From the Earth (FTE), a cannabis dispensary with locations in California and Michigan, will soon transition its newly opened Michigan store from medical-only to adult-use sales, a leap it made at its California locations last year.

While each market has its own nuances, there are some general best practices for preparing a dispensary to serve a larger market. Here, FTE manager Dan Zaharoni outlines his top tips for a successful expansion.

1. Be prepared to alter daily operations.

When FTE expanded its medical-only stores in California to serve the adult-use market last year, the company doubled its revenue. That kind of growth will require changes to the dispensary’s day-to-day operations, Zaharoni says.

“We did have to alter our operations in order to accommodate the surge in customers, which included hiring additional FT Experts (budtenders), adding cash registers, increasing our reception staff to handle check-ins and ordering twice as much inventory as we had previously done,” he says.

In California, medical patients and adult-use customers do not need to be separated in the dispensary, Zaharoni adds, but when a medical customer presents a recommendation from a doctor or other medical documentation, he or she is entitled to discounts and other preferential treatment that will not necessarily apply to adult-use consumers. Therefore, budtenders should be well-versed in how to handle medical transactions, in particular.

Photos courtesy of From The Earth
When FTE expanded to serve the adult-use market in California, it hired additional budtenders, added cash registers, increased its reception staff and ordered twice as much inventory as before.

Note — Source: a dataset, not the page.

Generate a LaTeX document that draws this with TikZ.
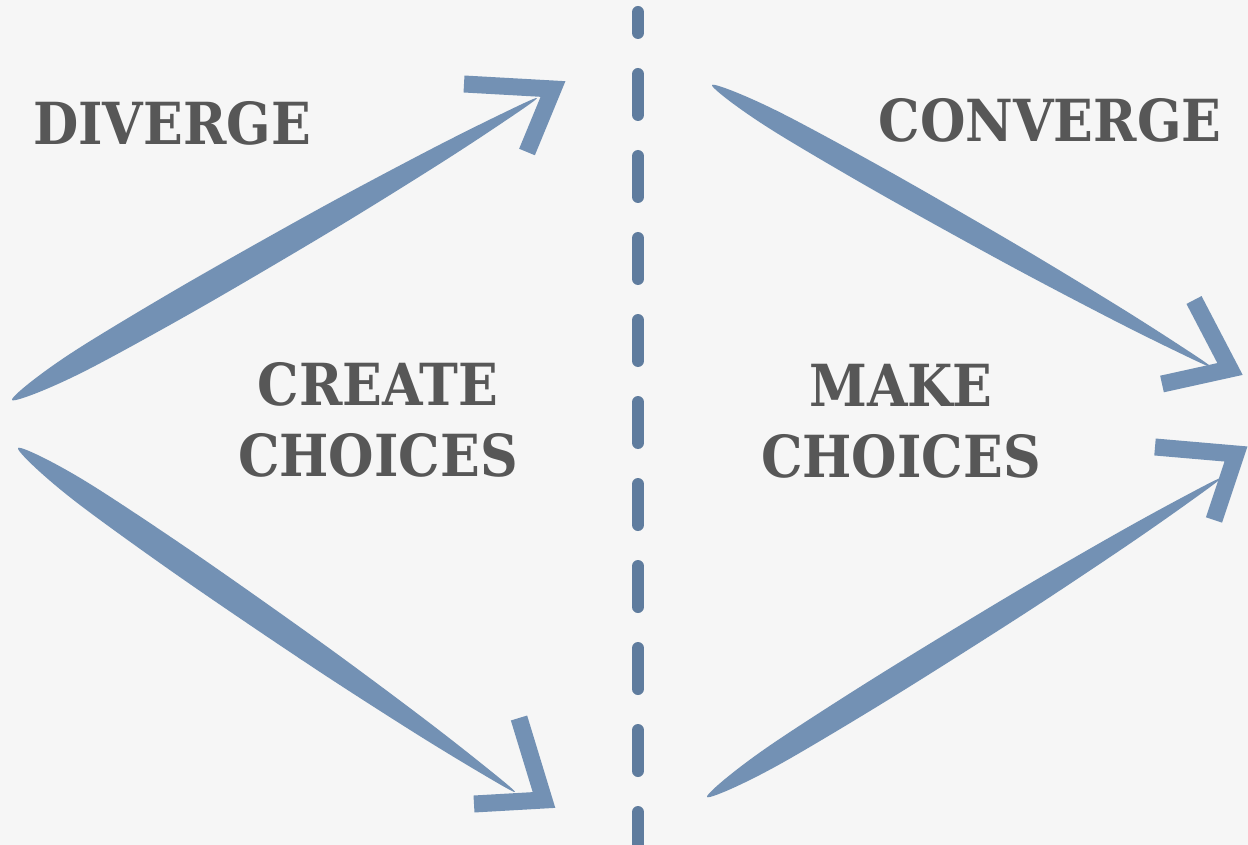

2. Maintain a strong supply chain.

FTE was one of the first legal cannabis dispensaries to launch in California, which already boasts an abundance of products and manufacturers, so the company has a wealth of vendors and partners to adequately supply its dispensary locations in that market.

“The product decisions are driven entirely by our customers, and we keep a close eye on our inventory shortages and anticipated needs to determine which products need to be stocked and re-stocked on a regular basis,” Zaharoni says.

In Michigan, however, the history of cannabis production is less pronounced, he says, and FTE is anticipating potential supply chain challenges.

"Although Michigan has an existing caregiver system that will create some flexibility in the supply chain, the legal market has not yet matured to the point where all demand can be met,” Zaharoni says.

In this case, he advises cannabis companies to establish their own supply chain to fill in any gaps.

“Accordingly, we are in the process of establishing our own processing, cultivation, distribution and delivery systems which will allow us, as a self-contained, seed-to-sale company, to exercise more control over our product mix,” he says.

FTE's product decisions are driven by its customers, and it pays close attention to its inventory shortages and anticipated needs to determine which products need to be stocked and re-stocked on a regular basis.

3. Keep technology up to date.

Companies should always implement the newest technologies available, Zaharhoni says, regardless of which licenses they hold and which markets they serve, so they can more easily make the leap to an expanded adult-use market.

“Our stores accept credit cards, utilize enterprise-wide track-and-trace POS systems and have been offering a very popular loyalty program since the first store opened in December 2015,” he says. “Because of our technology, FTE is better positioned to handle surges in customer demand."